**To be done:** Line by line, repeat the data below exactly, beginning at the first line and ending at the line with "const cutoffPct = 79.1;". Omit pictures.
....
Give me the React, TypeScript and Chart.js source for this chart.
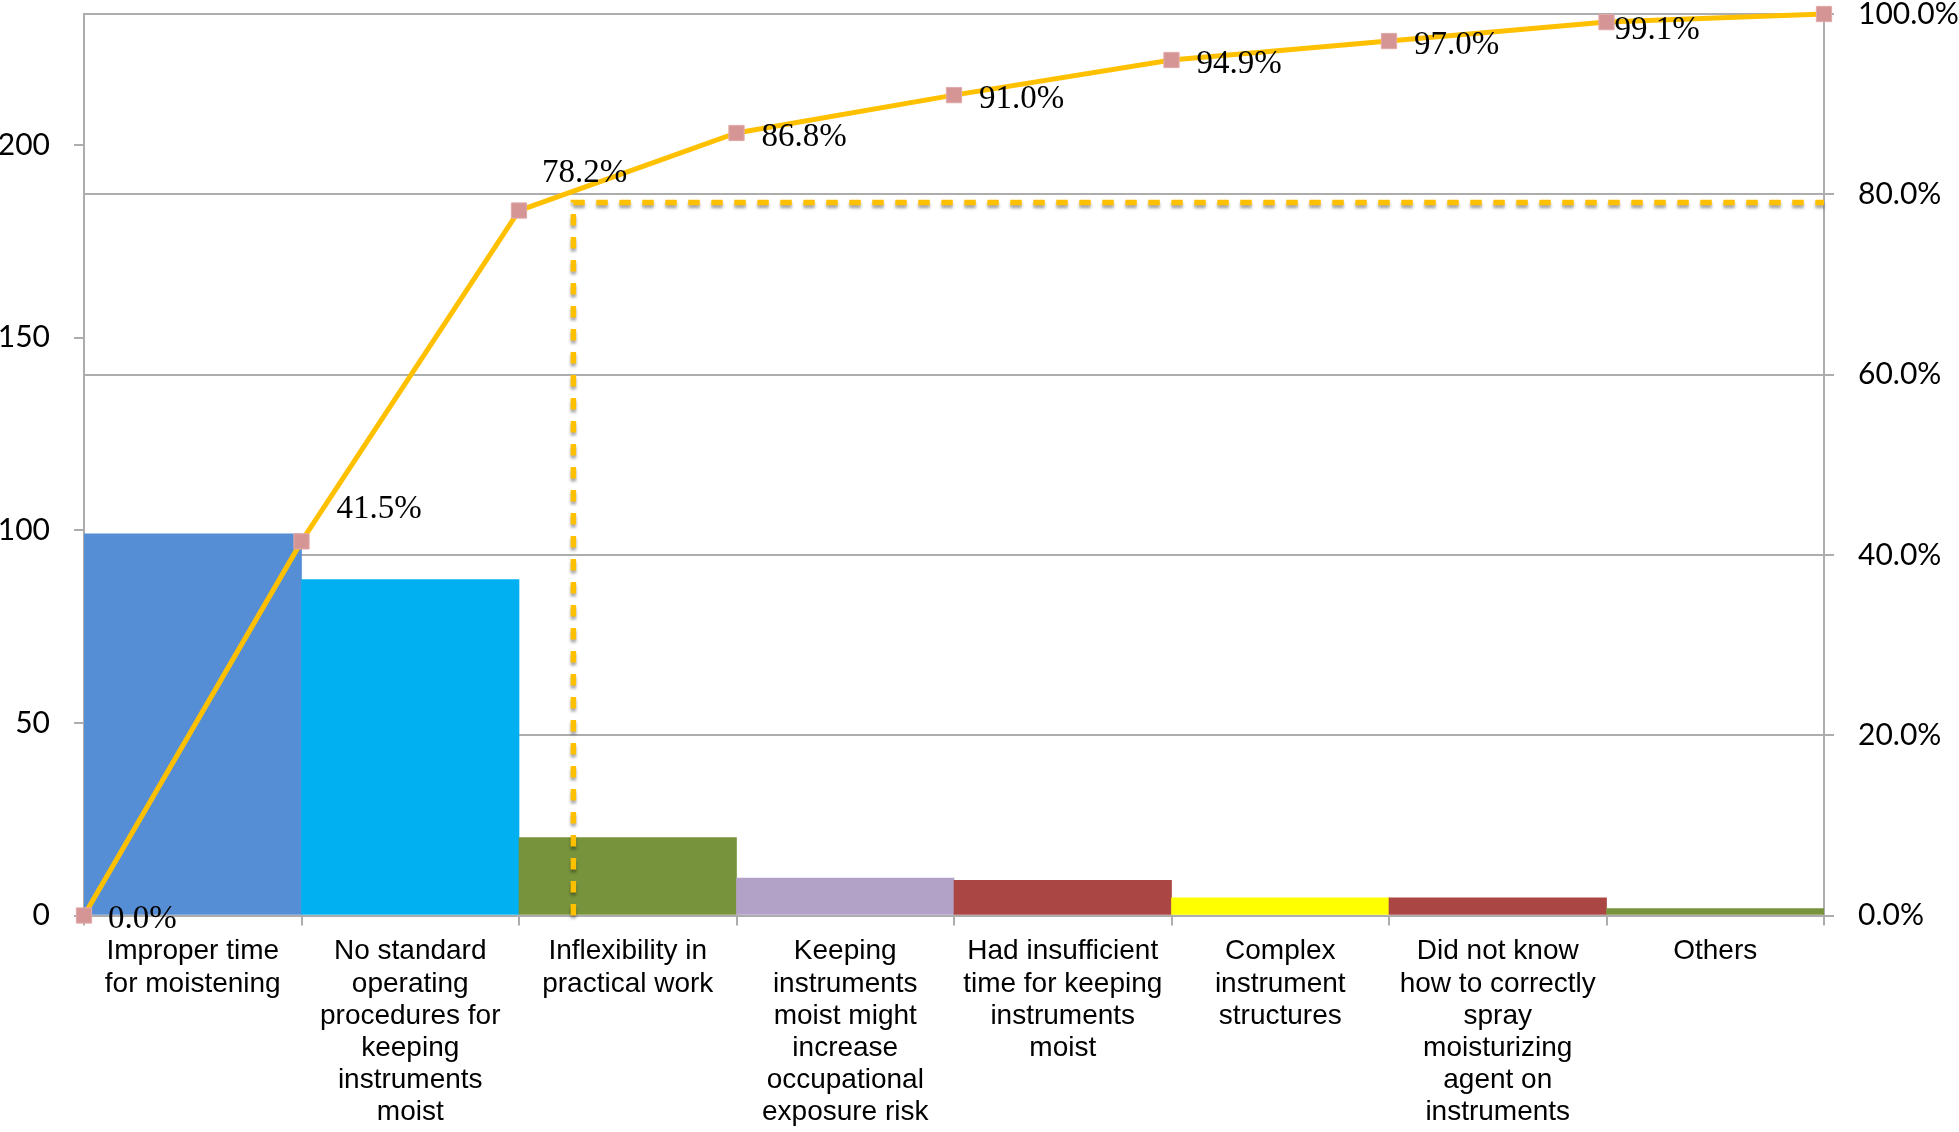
import React, { useEffect, useRef } from 'react';
import { Chart, registerables } from 'chart.js';

Chart.register(...registerables);

// ---- data ----
const categories: string[][] = [
  ['Improper time', 'for moistening'],
  ['No standard', 'operating', 'procedures for', 'keeping', 'instruments', 'moist'],
  ['Inflexibility in', 'practical work'],
  ['Keeping', 'instruments', 'moist might', 'increase', 'occupational', 'exposure risk'],
  ['Had insufficient', 'time for keeping', 'instruments', 'moist'],
  ['Complex', 'instrument', 'structures'],
  ['Did not know', 'how to correctly', 'spray', 'moisturizing', 'agent on', 'instruments'],
  ['Others'],
];
const counts: number[] = [99.1, 87.2, 20.2, 9.7, 9.1, 4.6, 4.6, 1.8];
const cumulativePct: number[] = [0, 41.5, 78.2, 86.8, 91.0, 94.9, 97.0, 99.1, 100];
const cumulativeLabels: (string | null)[] = ['0.0%', '41.5%', '78.2%', '86.8%', '91.0%', '94.9%', '97.0%', '99.1%', null];
const leftTicks: number[] = [0, 50, 100, 150, 200];
const leftMax = 234;
const cutoffIndex = 2.25;
const cutoffPct = 79.1;

// ---- styles ----
const barColors = ['#558ED5', '#00B0F0', '#77933C', '#B3A2C7', '#AA4643', '#FFFF00', '#AA4643', '#77933C'];
const labelOffsets: ([number, number] | null)[] = [
  [24, 12], [35, -23], [23, -29], [25, 13], [25, 13], [25, 13], [25, 13], [8, 17], null,
];
const gridColor = '#ADADAD';

const guidePlugin = {
  id: 'guides',
  afterDatasetsDraw(chart: any) {
    const ctx = chart.ctx;
    const x2 = chart.scales.x2;
    const yR = chart.scales.yR;
    const { right, bottom } = chart.chartArea;
    const px = x2.getPixelForValue(cutoffIndex);
    const py = yR.getPixelForValue(cutoffPct);
    ctx.save();
    ctx.strokeStyle = '#FFC000';
    ctx.lineWidth = 5.5;
    ctx.setLineDash([11.5, 11.5]);
    ctx.shadowColor = 'rgba(0,0,0,0.35)';
    ctx.shadowBlur = 3;
    ctx.shadowOffsetY = 3;
    ctx.beginPath();
    ctx.moveTo(px, bottom);
    ctx.lineTo(px, py);
    ctx.lineTo(right, py);
    ctx.stroke();
    ctx.restore();

    // data labels for cumulative line
    const meta = chart.getDatasetMeta(1);
    ctx.save();
    ctx.font = '33px "Liberation Serif", "DejaVu Serif", serif';
    ctx.fillStyle = '#000';
    ctx.textAlign = 'left';
    ctx.textBaseline = 'alphabetic';
    meta.data.forEach((pt: any, i: number) => {
      const txt = cumulativeLabels[i];
      const off = labelOffsets[i];
      if (!txt || !off) return;
      ctx.fillText(txt, pt.x + off[0], pt.y + off[1]);
    });
    ctx.restore();
  },
};

export default function App() {
  const ref = useRef<HTMLCanvasElement | null>(null);
  useEffect(() => {
    document.body.style.margin = '0';
    const canvas = ref.current;
    if (!canvas) return;
    const chart = new Chart(canvas, {
      type: 'bar',
      data: {
        labels: categories as any,
        datasets: [
          {
            type: 'bar',
            data: counts,
            backgroundColor: barColors,
            barPercentage: 1,
            categoryPercentage: 1,
            grouped: false,
            xAxisID: 'x',
            yAxisID: 'y',
            order: 2,
          } as any,
          {
            type: 'line',
            data: cumulativePct.map((v, i) => ({ x: i, y: v })),
            xAxisID: 'x2',
            yAxisID: 'yR',
            borderColor: '#FFC000',
            borderWidth: 5,
            pointStyle: 'rect',
            pointRadius: 10.8,
            pointBackgroundColor: '#D69595',
            pointBorderColor: '#E2A9A9',
            pointBorderWidth: 1,
            tension: 0,
            clip: false,
            order: 1,
          } as any,
        ],
      },
      options: {
        animation: false,
        responsive: false,
        maintainAspectRatio: false,
        layout: { padding: { top: 14, left: 0, right: 0, bottom: 0 } },
        plugins: { legend: { display: false }, tooltip: { enabled: false } },
        scales: {
          x: {
            type: 'category',
            offset: true,
            grid: { offset: true, drawOnChartArea: false, drawTicks: true, tickLength: 10, color: gridColor, lineWidth: 2 },
            border: { display: true, color: gridColor, width: 2 },
            ticks: {
              color: '#000',
              font: { family: '"Liberation Sans", Arial, sans-serif', size: 28, lineHeight: 1.15 },
              padding: 10,
              maxRotation: 0,
              minRotation: 0,
              autoSkip: false,
            },
            afterFit(scale: any) {
              scale.height = 216.5;
              scale.paddingLeft = 0;
              scale.paddingRight = 0;
            },
          },
          x2: {
            type: 'linear',
            display: false,
            offset: false,
            grid: { offset: false },
            min: 0,
            max: 8,
          },
          y: {
            type: 'linear',
            position: 'left',
            min: 0,
            max: leftMax,
            afterBuildTicks(scale: any) {
              scale.ticks = leftTicks.map((v) => ({ value: v }));
            },
            grid: { drawOnChartArea: false, drawTicks: true, tickLength: 10, color: gridColor, lineWidth: 2 },
            border: { display: true, color: gridColor, width: 2 },
            ticks: {
              color: '#000',
              font: { family: 'Lato, "Open Sans", sans-serif', size: 30 },
              padding: 24,
            },
            afterFit(scale: any) {
              scale.width = 84;
              scale.paddingTop = 0;
              scale.paddingBottom = 0;
            },
          },
          yR: {
            type: 'linear',
            position: 'right',
            min: 0,
            max: 100,
            ticks: {
              stepSize: 20,
              color: '#000',
              font: { family: 'Lato, "Open Sans", sans-serif', size: 30 },
              padding: 24,
              callback: (v: any) => Number(v).toFixed(1) + '%',
            },
            grid: { drawOnChartArea: true, drawTicks: true, tickLength: 10, color: gridColor, lineWidth: 2 },
            border: { display: true, color: gridColor, width: 2 },
            afterFit(scale: any) {
              scale.width = 135;
              scale.paddingTop = 0;
              scale.paddingBottom = 0;
            },
          },
        },
      },
      plugins: [guidePlugin],
    });
    return () => chart.destroy();
  }, []);
  return (
    <div style={{ width: 1959, height: 1132, background: '#fff' }}>
      <canvas ref={ref} width={1959} height={1132} style={{ display: 'block' }} />
    </div>
  );
}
....
**Reply to the exercise:**
Give me the React, TypeScript and Chart.js source for this chart.
import React, { useEffect, useRef } from 'react';
import { Chart, registerables } from 'chart.js';

Chart.register(...registerables);

// ---- data ----
const categories: string[][] = [
  ['Improper time', 'for moistening'],
  ['No standard', 'operating', 'procedures for', 'keeping', 'instruments', 'moist'],
  ['Inflexibility in', 'practical work'],
  ['Keeping', 'instruments', 'moist might', 'increase', 'occupational', 'exposure risk'],
  ['Had insufficient', 'time for keeping', 'instruments', 'moist'],
  ['Complex', 'instrument', 'structures'],
  ['Did not know', 'how to correctly', 'spray', 'moisturizing', 'agent on', 'instruments'],
  ['Others'],
];
const counts: number[] = [99.1, 87.2, 20.2, 9.7, 9.1, 4.6, 4.6, 1.8];
const cumulativePct: number[] = [0, 41.5, 78.2, 86.8, 91.0, 94.9, 97.0, 99.1, 100];
const cumulativeLabels: (string | null)[] = ['0.0%', '41.5%', '78.2%', '86.8%', '91.0%', '94.9%', '97.0%', '99.1%', null];
const leftTicks: number[] = [0, 50, 100, 150, 200];
const leftMax = 234;
const cutoffIndex = 2.25;
const cutoffPct = 79.1;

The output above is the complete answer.